→ GOAL OF THE EXERCISE:
Leaving out the pictures, retype the lines from the beginning of the listing through the line containing "y0=1 - 487 /".

→ SUPPLIED INFORMATION:
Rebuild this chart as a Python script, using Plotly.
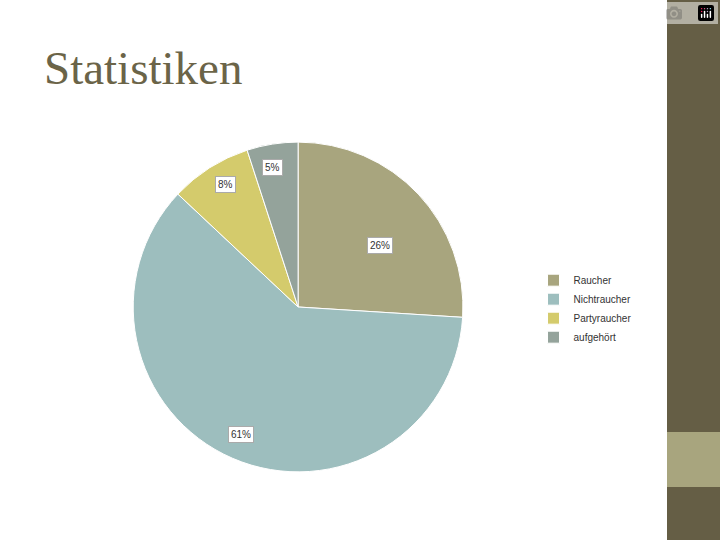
import plotly.graph_objects as go

labels = ['Raucher', 'Nichtraucher', 'Partyraucher', 'aufgehört']
values = [26, 61, 8, 5]
colors = ['#A8A57E', '#9DBEBE', '#D4CB6C', '#94A39B']

fig = go.Figure()
fig.add_trace(go.Pie(
    labels=labels, values=values, sort=False, direction='clockwise', rotation=0,
    marker=dict(colors=colors, line=dict(color='white', width=1)),
    textinfo='none', hoverinfo='label+percent',
    domain=dict(x=[0.185, 0.643], y=[0.126, 0.737]),
))

# data labels, placed like the original slide
label_pos = [(0.528, 0.545), (0.335, 0.18), (0.298, 0.658), (0.379, 0.705)]
for v, (x, y) in zip(values, label_pos):
    fig.add_annotation(x=x, y=y, xref='paper', yref='paper', text=f'{v}%', showarrow=False,
                       font=dict(size=10, color='#333', family='Liberation Sans'),
                       bgcolor='white', bordercolor='#aaa', borderwidth=1, borderpad=2)

fig.add_annotation(x=42 / 720, y=1 - 68 / 540, xref='paper', yref='paper',
                   xanchor='left', yanchor='middle',
                   text='Statistiken', showarrow=False,
                   font=dict(size=47, color='#6B6448', family='Liberation Serif'))

# right decorative band
fig.add_shape(type='rect', xref='paper', yref='paper', x0=667 / 720, x1=1, y0=0, y1=1,
              fillcolor='#655E45', line_width=0, layer='below')
fig.add_shape(type='rect', xref='paper', yref='paper', x0=667 / 720, x1=1,
              y0=1 - 487 / 540, y1=1 - 432 / 540, fillcolor='#A8A57E', line_width=0, layer='below')

fig.update_layout(
    width=720, height=540, margin=dict(l=0, r=0, t=0, b=0),
    paper_bgcolor='white', plot_bgcolor='white',
    legend=dict(x=0.741, y=0.508, xanchor='left', yanchor='top',
                font=dict(size=10, color='#333', family='Liberation Sans'),
                itemwidth=30, tracegroupgap=4),
    showlegend=True,
)
fig.write_html('out.html', post_script="document.body.style.margin='0';document.body.style.overflow='hidden';")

→ WORKED ANSWER:
Rebuild this chart as a Python script, using Plotly.
import plotly.graph_objects as go

labels = ['Raucher', 'Nichtraucher', 'Partyraucher', 'aufgehört']
values = [26, 61, 8, 5]
colors = ['#A8A57E', '#9DBEBE', '#D4CB6C', '#94A39B']

fig = go.Figure()
fig.add_trace(go.Pie(
    labels=labels, values=values, sort=False, direction='clockwise', rotation=0,
    marker=dict(colors=colors, line=dict(color='white', width=1)),
    textinfo='none', hoverinfo='label+percent',
    domain=dict(x=[0.185, 0.643], y=[0.126, 0.737]),
))

# data labels, placed like the original slide
label_pos = [(0.528, 0.545), (0.335, 0.18), (0.298, 0.658), (0.379, 0.705)]
for v, (x, y) in zip(values, label_pos):
    fig.add_annotation(x=x, y=y, xref='paper', yref='paper', text=f'{v}%', showarrow=False,
                       font=dict(size=10, color='#333', family='Liberation Sans'),
                       bgcolor='white', bordercolor='#aaa', borderwidth=1, borderpad=2)

fig.add_annotation(x=42 / 720, y=1 - 68 / 540, xref='paper', yref='paper',
                   xanchor='left', yanchor='middle',
                   text='Statistiken', showarrow=False,
                   font=dict(size=47, color='#6B6448', family='Liberation Serif'))

# right decorative band
fig.add_shape(type='rect', xref='paper', yref='paper', x0=667 / 720, x1=1, y0=0, y1=1,
              fillcolor='#655E45', line_width=0, layer='below')
fig.add_shape(type='rect', xref='paper', yref='paper', x0=667 / 720, x1=1,
              y0=1 - 487 / 540, y1=1 - 432 / 540, fillcolor='#A8A57E', line_width=0, layer='below')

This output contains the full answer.